On the one hand, classical electromagnetism tells us that light is a propagating wave in the electromagnetic field, caused by accelerating charges. Then comes quantum mechanics and says that light consists of particles of quantized energy, $hf$. Also, now these particles are modeled as probability waves obeying Shrodinger's equation, which gives the probability of observing a photon particle at some point in space at any given time.
My question is – how does that change our model of the classical electromagnetic field? Do we now view it as some sort of average, or expectation value, of a huge number of individual photons emitted from a source? If so, how are the actual $\vec{E}$ and $\vec{B}$ values at a point $(\vec r,t)$ calculated : how are they related-to/arise-from the probability amplitudes of observing individual photons at that point? Or put another way – how do the probability amplitude wavefunctions of the photons give rise to the electromagnetic vector field values we observe?

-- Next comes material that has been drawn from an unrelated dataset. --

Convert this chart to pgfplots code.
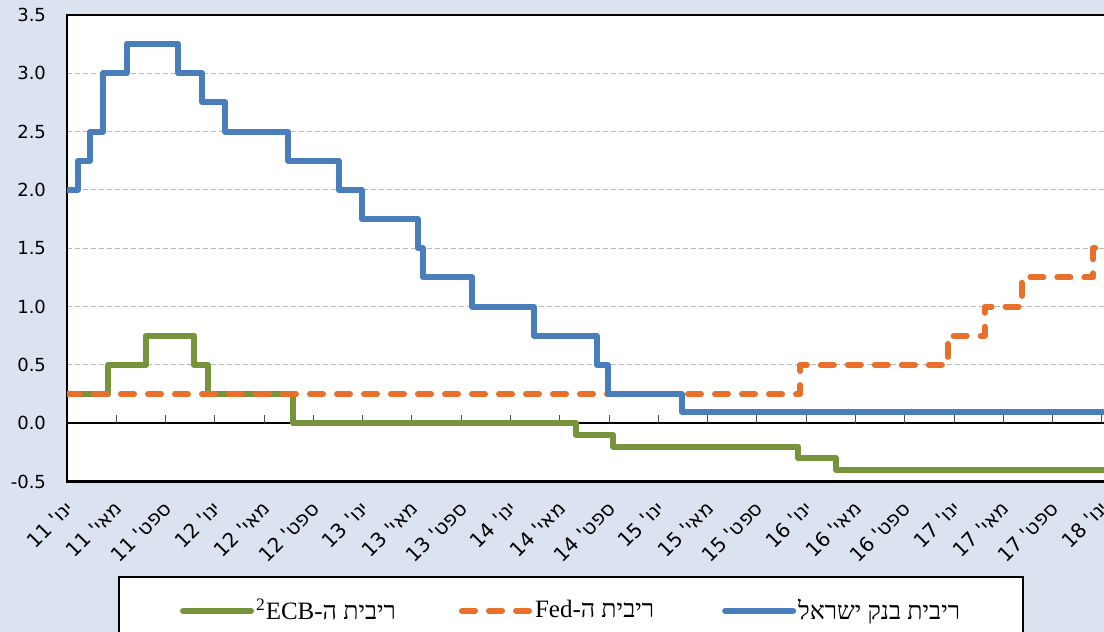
\documentclass[border=0pt]{standalone}
\usepackage{fontspec}
\usepackage{pgfplots}
\pgfplotsset{compat=1.18}
\TeXXeTstate=1
\newfontfamily\hebsans[Script=Hebrew]{DejaVu Sans}
\newfontfamily\numsans{DejaVu Sans}
\newfontfamily\hebserif[Script=Hebrew]{Liberation Serif}
\definecolor{bgc}{HTML}{DCE3F0}
\definecolor{boi}{HTML}{4A7EBB}
\definecolor{fed}{HTML}{E8702A}
\definecolor{ecb}{HTML}{77933C}
\newcommand\R[1]{\beginR#1\endR}
\newcommand\sep{\kern0pt}
\begin{document}
\begin{tikzpicture}
\fill[bgc] (0,0) rectangle (552pt,316pt);
\useasboundingbox (0,0) rectangle (552pt,316pt);
\begin{axis}[
  at={(33.5pt,75.25pt)}, anchor=south west,
  scale only axis, width=520.5pt, height=233.25pt,
  xmin=0, xmax=84.5, ymin=-0.5, ymax=3.5,
  axis background/.style={fill=white},
  axis line style={line width=1.2pt, black},
  ytick={-0.5,0,...,3.5},
  ymajorgrids,
  major grid style={gray!55, line width=0.5pt, dash pattern=on 2.5pt off 1.5pt},
  tick style={draw=none},
  /pgf/number format/fixed,
  /pgf/number format/fixed zerofill,
  /pgf/number format/precision=1,
  /pgf/number format/assume math mode=true,
  yticklabel style={font=\numsans\fontsize{9}{10}\selectfont, xshift=-7pt},
  xtick={0,4,...,84},
  xticklabels={\R{ינו' 11},\R{מאי' 11},\R{ספט' 11},
               \R{ינו' 12},\R{מאי' 12},\R{ספט' 12},
               \R{ינו' 13},\R{מאי' 13},\R{ספט' 13},
               \R{ינו' 14},\R{מאי' 14},\R{ספט' 14},
               \R{ינו' 15},\R{מאי' 15},\R{ספט' 15},
               \R{ינו' 16},\R{מאי' 16},\R{ספט' 16},
               \R{ינו' 17},\R{מאי' 17},\R{ספט' 17},
               \R{ינו' 18}},
  xticklabel style={font=\hebsans\fontsize{10}{11}\selectfont, rotate=45, anchor=east, xshift=-4pt, yshift=-9pt},
  legend columns=3,
  legend style={at={(0.049,-0.2026)}, anchor=north west, draw=black, line width=1pt, fill=white,
     inner xsep=30.5pt, inner ysep=10pt, font=\hebserif\fontsize{12.5}{14}\selectfont,
     /tikz/every odd column/.append style={column sep=0pt},
     /tikz/column 2/.style={column sep=30.5pt},
     /tikz/column 4/.style={column sep=33pt},
     /tikz/column 6/.style={column sep=0pt},
     nodes={inner sep=1pt}},
  legend image code/.code={\draw[#1,line cap=round] (0pt,0pt) -- (34pt,0pt);},
]
\draw[black, line width=0.7pt] (axis cs:0,0) -- (axis cs:84.5,0);
\pgfplotsinvokeforeach{4,8,...,84}{\draw[black!70, line width=0.5pt] (axis cs:#1,0) -- ++(0pt,4pt);}

\addplot[ecb, line width=3pt, const plot, line join=round] coordinates {
(0,0.25) (3.35,0.5) (6.4,0.75) (10.3,0.5) (11.46,0.25) (18.37,0) (41.3,-0.1) (44.35,-0.2) (59.36,-0.3) (62.4,-0.4) (84.5,-0.4)};
\addlegendentry{\R{ריבית ה\sep-\sep ECB\sep\textsuperscript{2}}}

\addplot[fed, line width=3pt, const plot, dash pattern=on 6.5pt off 7pt, line cap=round, line join=round] coordinates {
(0,0.25) (59.5,0.5) (71.5,0.75) (74.5,1.0) (77.5,1.25) (83.3,1.5) (84.5,1.5)};
\addlegendentry{\R{ריבית ה\sep-\sep Fed}}

\addplot[boi, line width=3pt, const plot, line join=round] coordinates {
(0,2.0) (0.87,2.25) (1.87,2.5) (2.92,3.0) (4.85,3.25) (9.05,3.0) (10.98,2.75) (12.85,2.5) (17.96,2.25) (22.05,2.0) (23.92,1.75) (28.47,1.5) (28.9,1.25) (32.9,1.0) (37.9,0.75) (43.0,0.5) (43.9,0.25) (49.9,0.1) (84.5,0.1)};
\addlegendentry{\R{ריבית בנק ישראל}}
\end{axis}
\end{tikzpicture}
\end{document}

[In classical EM, if I oscillate a charge at frequency $f$, I create outwardly propagating light of that frequency. I'm trying to picture what the QM description of this situation would be – is my oscillation creating a large number of photons (how many?), with the $f$ somehow encoded in their wavefunctions?]
(Also, what was the answer to these questions before quantum field theory was developed?)
Best Answer
Quantum theory of radiation does not work like that. In common formulation, there is no Schroedinger equation for "photon wavefunction"; the EM field is not described by multi-particle wave function $\psi(\mathbf r_1, \mathbf r_2, ...)$ of the kind one uses for electrons in an atom. Instead, the state of the EM field in a metallic cavity may be described by a ket vector in the Fock space $|\Psi\rangle$, which is a space of kets corresponding to a set of independent harmonic oscillators (tensor product space).
It is a quantum theory of EM field, so it does not necessarily change the concept of the classical electromagnetic field in classical theory (the connection of the two theories is problematic). Within quantum theory, the properties of the classical electromagnetic field are best approximated by a special kind of Fock state, so-called coherent state. This state cannot be characterized as state with definite number of photons - the concept of photons is not well applicable to such states. The quantity resembling classical EM field is calculated from the Fock state as
$$ \langle \Psi | \hat{\mathbf E} |\Psi\rangle, $$
where $\hat{\mathbf E}$ is the operator of the electric field (this is an expression composed of the ladder operators of the harmonic oscillators and the vector eigenfunctions of the Helmholtz equation satisfying the boundary conditions for the cavity). In case the state $|\Psi\rangle$ is coherent, the above expression has similar mathematical properties to classical EM wave.